- RAW DATA
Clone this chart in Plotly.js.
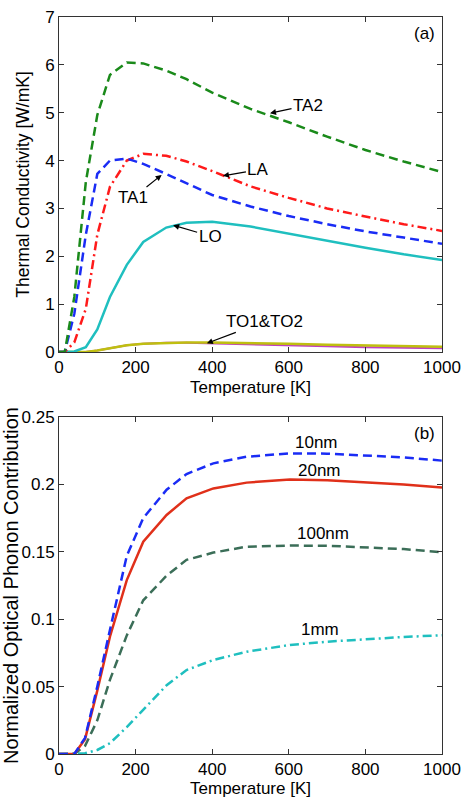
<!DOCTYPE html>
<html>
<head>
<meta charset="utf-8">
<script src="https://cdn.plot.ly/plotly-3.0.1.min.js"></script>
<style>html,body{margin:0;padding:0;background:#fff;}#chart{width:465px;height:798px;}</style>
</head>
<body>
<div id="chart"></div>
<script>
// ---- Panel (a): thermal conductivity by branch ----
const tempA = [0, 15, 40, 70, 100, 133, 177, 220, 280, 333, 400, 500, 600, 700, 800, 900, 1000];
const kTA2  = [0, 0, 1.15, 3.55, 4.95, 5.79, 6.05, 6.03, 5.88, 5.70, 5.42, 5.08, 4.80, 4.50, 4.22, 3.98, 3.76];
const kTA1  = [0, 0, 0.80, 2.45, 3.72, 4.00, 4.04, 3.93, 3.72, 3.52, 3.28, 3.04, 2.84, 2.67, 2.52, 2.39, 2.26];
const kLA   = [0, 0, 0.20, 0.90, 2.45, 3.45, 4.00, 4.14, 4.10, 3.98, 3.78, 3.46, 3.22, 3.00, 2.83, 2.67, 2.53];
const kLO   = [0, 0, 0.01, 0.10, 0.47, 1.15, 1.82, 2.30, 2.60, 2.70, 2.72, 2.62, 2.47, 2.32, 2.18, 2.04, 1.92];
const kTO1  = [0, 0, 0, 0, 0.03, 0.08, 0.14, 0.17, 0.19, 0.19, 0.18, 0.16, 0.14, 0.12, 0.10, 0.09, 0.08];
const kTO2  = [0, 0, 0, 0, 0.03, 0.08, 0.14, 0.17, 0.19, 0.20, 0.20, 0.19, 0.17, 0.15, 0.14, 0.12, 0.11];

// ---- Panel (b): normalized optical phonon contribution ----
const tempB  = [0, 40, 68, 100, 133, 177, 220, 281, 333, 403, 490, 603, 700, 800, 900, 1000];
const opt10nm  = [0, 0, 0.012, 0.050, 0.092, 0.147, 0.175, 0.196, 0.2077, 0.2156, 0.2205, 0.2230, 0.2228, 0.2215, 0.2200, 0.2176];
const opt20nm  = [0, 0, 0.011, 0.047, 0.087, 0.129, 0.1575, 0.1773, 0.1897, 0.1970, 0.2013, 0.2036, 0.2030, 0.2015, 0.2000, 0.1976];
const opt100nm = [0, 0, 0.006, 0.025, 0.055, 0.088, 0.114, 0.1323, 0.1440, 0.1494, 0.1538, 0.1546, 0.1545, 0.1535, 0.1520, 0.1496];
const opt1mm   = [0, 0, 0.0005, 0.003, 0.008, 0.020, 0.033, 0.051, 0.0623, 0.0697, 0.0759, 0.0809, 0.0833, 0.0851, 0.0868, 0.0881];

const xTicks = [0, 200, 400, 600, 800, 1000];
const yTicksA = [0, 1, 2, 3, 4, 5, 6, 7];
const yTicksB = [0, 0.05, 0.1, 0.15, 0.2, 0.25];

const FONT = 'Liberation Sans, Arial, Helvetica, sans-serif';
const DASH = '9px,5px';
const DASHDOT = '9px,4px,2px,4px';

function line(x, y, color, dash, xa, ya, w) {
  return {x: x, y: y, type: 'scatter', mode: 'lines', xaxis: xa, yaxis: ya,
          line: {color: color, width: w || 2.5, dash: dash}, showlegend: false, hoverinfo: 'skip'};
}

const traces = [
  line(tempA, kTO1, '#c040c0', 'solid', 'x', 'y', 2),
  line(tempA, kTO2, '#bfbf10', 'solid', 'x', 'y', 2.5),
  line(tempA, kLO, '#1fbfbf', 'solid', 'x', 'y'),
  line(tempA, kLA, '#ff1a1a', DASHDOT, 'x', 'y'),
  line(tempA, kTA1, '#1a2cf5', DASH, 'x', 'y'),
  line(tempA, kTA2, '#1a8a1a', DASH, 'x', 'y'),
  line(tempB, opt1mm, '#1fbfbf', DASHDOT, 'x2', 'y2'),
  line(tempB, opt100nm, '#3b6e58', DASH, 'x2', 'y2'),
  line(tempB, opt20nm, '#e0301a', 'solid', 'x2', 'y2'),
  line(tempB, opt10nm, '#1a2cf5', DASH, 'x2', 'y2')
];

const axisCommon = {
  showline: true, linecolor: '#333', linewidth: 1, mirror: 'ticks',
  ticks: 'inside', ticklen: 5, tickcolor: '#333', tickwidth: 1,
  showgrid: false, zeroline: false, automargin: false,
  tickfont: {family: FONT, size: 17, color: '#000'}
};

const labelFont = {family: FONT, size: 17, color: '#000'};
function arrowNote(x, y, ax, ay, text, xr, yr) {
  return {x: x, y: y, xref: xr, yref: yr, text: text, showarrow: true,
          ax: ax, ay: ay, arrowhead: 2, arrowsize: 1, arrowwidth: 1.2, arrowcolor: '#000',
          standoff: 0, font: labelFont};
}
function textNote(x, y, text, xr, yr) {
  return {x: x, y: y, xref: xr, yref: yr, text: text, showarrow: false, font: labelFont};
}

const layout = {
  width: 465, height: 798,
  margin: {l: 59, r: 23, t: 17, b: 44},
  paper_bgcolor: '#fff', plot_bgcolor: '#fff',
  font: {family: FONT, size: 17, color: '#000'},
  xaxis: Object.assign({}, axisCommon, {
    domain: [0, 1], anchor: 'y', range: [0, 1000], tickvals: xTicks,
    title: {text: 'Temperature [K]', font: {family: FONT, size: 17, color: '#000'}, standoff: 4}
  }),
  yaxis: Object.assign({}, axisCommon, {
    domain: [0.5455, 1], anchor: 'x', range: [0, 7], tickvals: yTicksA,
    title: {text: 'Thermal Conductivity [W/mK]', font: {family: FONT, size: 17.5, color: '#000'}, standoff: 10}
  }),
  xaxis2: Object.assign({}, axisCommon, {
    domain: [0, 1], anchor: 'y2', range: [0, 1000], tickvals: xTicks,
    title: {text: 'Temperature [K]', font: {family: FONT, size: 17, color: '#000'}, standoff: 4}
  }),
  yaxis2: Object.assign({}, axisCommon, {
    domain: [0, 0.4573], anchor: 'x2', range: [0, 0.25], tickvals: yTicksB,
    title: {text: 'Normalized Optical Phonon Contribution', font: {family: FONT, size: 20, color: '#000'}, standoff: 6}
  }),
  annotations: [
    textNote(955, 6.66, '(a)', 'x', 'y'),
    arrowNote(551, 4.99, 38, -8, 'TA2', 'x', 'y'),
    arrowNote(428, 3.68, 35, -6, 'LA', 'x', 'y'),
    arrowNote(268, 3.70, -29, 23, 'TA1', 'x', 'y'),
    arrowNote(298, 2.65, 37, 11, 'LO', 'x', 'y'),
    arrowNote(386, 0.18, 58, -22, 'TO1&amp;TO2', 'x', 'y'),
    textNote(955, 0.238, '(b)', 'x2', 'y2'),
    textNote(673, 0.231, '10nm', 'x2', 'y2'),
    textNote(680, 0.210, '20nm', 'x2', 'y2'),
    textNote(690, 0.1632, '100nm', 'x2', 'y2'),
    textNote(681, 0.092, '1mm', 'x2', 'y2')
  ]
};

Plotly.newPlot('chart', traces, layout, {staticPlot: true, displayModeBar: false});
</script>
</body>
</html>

- WHAT TO DO
Determine how many lines include the string "chart". Give no answer but the number.

- FINAL RESULT
4